**Exercise requirements**
Give an exact copy of every line, leaving images out.

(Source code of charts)
-- START --

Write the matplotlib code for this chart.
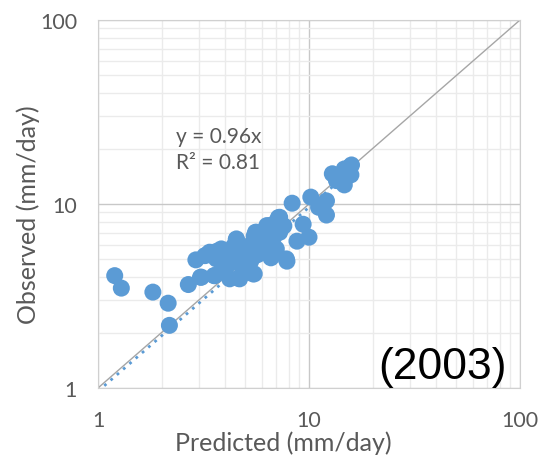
import matplotlib.pyplot as plt
import numpy as np
from matplotlib.ticker import FixedLocator, NullFormatter

# predicted vs observed (mm/day)
predicted = [
    1.20, 1.29, 1.82, 2.15, 2.18, 2.68, 3.06, 2.91, 3.55, 3.21,
    3.66, 4.52, 5.50, 4.62, 5.58, 6.31, 7.16, 8.32, 7.86, 8.77,
    9.38, 10.0, 10.2, 11.1, 12.1, 12.1, 12.9, 14.7, 15.9, 14.7,
    15.8, 3.09, 3.57, 3.38, 3.84, 4.53, 5.63, 6.51, 7.26, 7.81,
    5.43, 4.69, 4.21, 3.91, 5.05, 6.05, 7.00, 5.24, 5.84, 4.36,
    3.64, 7.26, 6.75, 4.00, 4.80, 5.20, 4.40, 6.30, 6.90, 5.00,
    3.30, 4.70, 6.60, 5.50, 7.00, 7.60, 4.10, 15.2, 13.5, 15.6,
    4.30, 4.90, 5.30, 3.80, 6.00, 5.70, 4.60, 5.90,
]
observed = [
    4.08, 3.49, 3.32, 2.89, 2.19, 3.65, 4.00, 4.97, 4.08, 5.24,
    5.54, 6.40, 4.17, 3.95, 7.02, 7.63, 8.43, 10.1, 4.89, 6.28,
    7.76, 6.60, 10.9, 9.60, 10.4, 8.71, 14.6, 12.7, 16.3, 15.5,
    14.4, 4.00, 4.08, 5.47, 5.70, 6.46, 7.02, 7.63, 8.47, 5.03,
    4.17, 3.92, 3.92, 4.63, 5.03, 5.47, 5.70, 5.95, 6.19, 5.14,
    5.03, 7.02, 6.46, 4.50, 4.60, 5.50, 5.90, 6.60, 7.30, 4.30,
    5.30, 5.60, 5.10, 6.70, 8.00, 7.60, 5.40, 15.0, 13.4, 15.9,
    4.80, 5.80, 4.90, 5.00, 6.40, 5.30, 5.30, 5.60,
]
slope = 0.96
eq_text = "y = 0.96x\nR² = 0.81"
year_label = "(2003)"

BLUE = "#5B9BD5"
GREY_TXT = "#595959"

fig = plt.figure(figsize=(5.43, 4.56), dpi=100)
ax = fig.add_axes([98 / 543, 1 - 389 / 456, 422 / 543, 368 / 456])
ax.set_xscale("log")
ax.set_yscale("log")
ax.set_xlim(1, 100)
ax.set_ylim(1, 100)

minor = [m * d for d in (1, 10) for m in range(2, 10)]
ax.xaxis.set_minor_locator(FixedLocator(minor))
ax.yaxis.set_minor_locator(FixedLocator(minor))
ax.xaxis.set_minor_formatter(NullFormatter())
ax.yaxis.set_minor_formatter(NullFormatter())
ax.set_xticks([1, 10, 100])
ax.set_yticks([1, 10, 100])
ax.set_xticklabels(["1", "10", "100"])
ax.set_yticklabels(["1", "10", "100"])
ax.grid(which="minor", color="#EBEBEB", lw=1)
ax.grid(which="major", color="#C8C8C8", lw=1)
ax.set_axisbelow(True)
ax.tick_params(which="both", length=0)
ax.tick_params(labelsize=15.5, labelcolor=GREY_TXT)
ax.tick_params(axis="y", pad=15)
ax.tick_params(axis="x", pad=16)
for lab in ax.get_xticklabels() + ax.get_yticklabels():
    lab.set_family("Lato")
for s in ax.spines.values():
    s.set_color("#D0D0D0")

# 1:1 line and fitted trend line
ax.plot([1, 100], [1, 100], color="#A6A6A6", lw=1, zorder=2)
xt = np.array([1.0, max(predicted)])
ax.plot(xt, slope * xt, color=BLUE, lw=2, ls=(0, (1, 2)), zorder=2)

ax.scatter(predicted, observed, s=150, color=BLUE, edgecolors="none", zorder=3)

ax.text((176 - 98) / 422, (389 - 150) / 368, eq_text, transform=ax.transAxes,
        fontsize=15, color=GREY_TXT, family="Lato", va="center", ha="left",
        linespacing=1.4)
ax.text(0.969, 0.058, year_label, transform=ax.transAxes, fontsize=32,
        color="black", family="Liberation Sans", ha="right", va="center")

fig.text(283 / 543, 1 - 443 / 456, "Predicted (mm/day)", fontsize=18,
         color=GREY_TXT, family="Lato", ha="center", va="center")
fig.text(28 / 543, 1 - 215 / 456, "Observed (mm/day)", fontsize=18,
         color=GREY_TXT, family="Lato", ha="center", va="center", rotation=90)

fig.savefig("out.png", dpi=100)
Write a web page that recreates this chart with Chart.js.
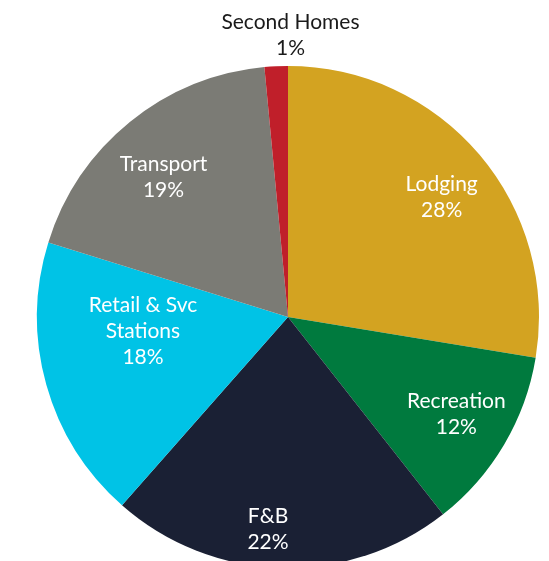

-- END --

**Result below**
Write the matplotlib code for this chart.
import matplotlib.pyplot as plt
import numpy as np
from matplotlib.ticker import FixedLocator, NullFormatter

# predicted vs observed (mm/day)
predicted = [
    1.20, 1.29, 1.82, 2.15, 2.18, 2.68, 3.06, 2.91, 3.55, 3.21,
    3.66, 4.52, 5.50, 4.62, 5.58, 6.31, 7.16, 8.32, 7.86, 8.77,
    9.38, 10.0, 10.2, 11.1, 12.1, 12.1, 12.9, 14.7, 15.9, 14.7,
    15.8, 3.09, 3.57, 3.38, 3.84, 4.53, 5.63, 6.51, 7.26, 7.81,
    5.43, 4.69, 4.21, 3.91, 5.05, 6.05, 7.00, 5.24, 5.84, 4.36,
    3.64, 7.26, 6.75, 4.00, 4.80, 5.20, 4.40, 6.30, 6.90, 5.00,
    3.30, 4.70, 6.60, 5.50, 7.00, 7.60, 4.10, 15.2, 13.5, 15.6,
    4.30, 4.90, 5.30, 3.80, 6.00, 5.70, 4.60, 5.90,
]
observed = [
    4.08, 3.49, 3.32, 2.89, 2.19, 3.65, 4.00, 4.97, 4.08, 5.24,
    5.54, 6.40, 4.17, 3.95, 7.02, 7.63, 8.43, 10.1, 4.89, 6.28,
    7.76, 6.60, 10.9, 9.60, 10.4, 8.71, 14.6, 12.7, 16.3, 15.5,
    14.4, 4.00, 4.08, 5.47, 5.70, 6.46, 7.02, 7.63, 8.47, 5.03,
    4.17, 3.92, 3.92, 4.63, 5.03, 5.47, 5.70, 5.95, 6.19, 5.14,
    5.03, 7.02, 6.46, 4.50, 4.60, 5.50, 5.90, 6.60, 7.30, 4.30,
    5.30, 5.60, 5.10, 6.70, 8.00, 7.60, 5.40, 15.0, 13.4, 15.9,
    4.80, 5.80, 4.90, 5.00, 6.40, 5.30, 5.30, 5.60,
]
slope = 0.96
eq_text = "y = 0.96x\nR² = 0.81"
year_label = "(2003)"

BLUE = "#5B9BD5"
GREY_TXT = "#595959"

fig = plt.figure(figsize=(5.43, 4.56), dpi=100)
ax = fig.add_axes([98 / 543, 1 - 389 / 456, 422 / 543, 368 / 456])
ax.set_xscale("log")
ax.set_yscale("log")
ax.set_xlim(1, 100)
ax.set_ylim(1, 100)

minor = [m * d for d in (1, 10) for m in range(2, 10)]
ax.xaxis.set_minor_locator(FixedLocator(minor))
ax.yaxis.set_minor_locator(FixedLocator(minor))
ax.xaxis.set_minor_formatter(NullFormatter())
ax.yaxis.set_minor_formatter(NullFormatter())
ax.set_xticks([1, 10, 100])
ax.set_yticks([1, 10, 100])
ax.set_xticklabels(["1", "10", "100"])
ax.set_yticklabels(["1", "10", "100"])
ax.grid(which="minor", color="#EBEBEB", lw=1)
ax.grid(which="major", color="#C8C8C8", lw=1)
ax.set_axisbelow(True)
ax.tick_params(which="both", length=0)
ax.tick_params(labelsize=15.5, labelcolor=GREY_TXT)
ax.tick_params(axis="y", pad=15)
ax.tick_params(axis="x", pad=16)
for lab in ax.get_xticklabels() + ax.get_yticklabels():
    lab.set_family("Lato")
for s in ax.spines.values():
    s.set_color("#D0D0D0")

# 1:1 line and fitted trend line
ax.plot([1, 100], [1, 100], color="#A6A6A6", lw=1, zorder=2)
xt = np.array([1.0, max(predicted)])
ax.plot(xt, slope * xt, color=BLUE, lw=2, ls=(0, (1, 2)), zorder=2)

ax.scatter(predicted, observed, s=150, color=BLUE, edgecolors="none", zorder=3)

ax.text((176 - 98) / 422, (389 - 150) / 368, eq_text, transform=ax.transAxes,
        fontsize=15, color=GREY_TXT, family="Lato", va="center", ha="left",
        linespacing=1.4)
ax.text(0.969, 0.058, year_label, transform=ax.transAxes, fontsize=32,
        color="black", family="Liberation Sans", ha="right", va="center")

fig.text(283 / 543, 1 - 443 / 456, "Predicted (mm/day)", fontsize=18,
         color=GREY_TXT, family="Lato", ha="center", va="center")
fig.text(28 / 543, 1 - 215 / 456, "Observed (mm/day)", fontsize=18,
         color=GREY_TXT, family="Lato", ha="center", va="center", rotation=90)

fig.savefig("out.png", dpi=100)
Write a web page that recreates this chart with Chart.js.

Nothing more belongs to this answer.